しかし、キンマを噛む習慣のある人も少なくなり、人々は婚約・結婚の儀式のためにビンロウジを買うだけというケースがほとんどのため、市場は昔のような賑やかさを失ってしまった。そのため、ビンロウジ市場が本当の賑わいを見せるのは、婚約式や結婚式が行われる週末だという。
ビンロウジは30個あたり10万VND(約490円)ほどで売る。実は3日もすれば腐ってしまうため、売り手は1日に多くても30kgしか仕入れない。かつてはバーディエム村のビンロウジだけを売っていたが、今はメコンデルタ地方や時に南中部沿岸地方のクアンガイ省やビンディン省からも仕入れなければならない。
枝のついたまま仕入れて、見た目の悪い実は外して個別に売る。
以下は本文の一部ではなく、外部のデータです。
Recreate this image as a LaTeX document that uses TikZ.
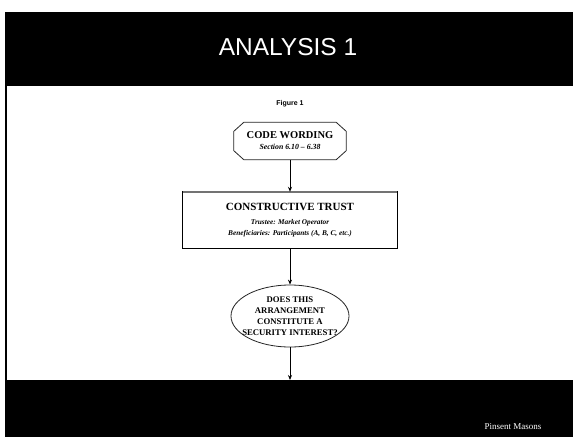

新鮮で見た目の美しい実は、きれいに飾って「ヒー(hy=漢字で「喜」を横に2つ並べたもの)」の文字のシールを貼り、婚約・結婚の儀式に使う。
8区に住むフイン・トゥアンさん(男性・62歳)は40年以上もの間、毎週この通りにバイクでやってきてはビンロウジの実を買い、その場で噛む。「いつも10kgほど買って帰り、少しずつ噛んでいます。私はバーディエム村のビンロウジしか口にしません。他のところのビンロウジにはない独特な風味があるからです」とトゥアンさんは語った。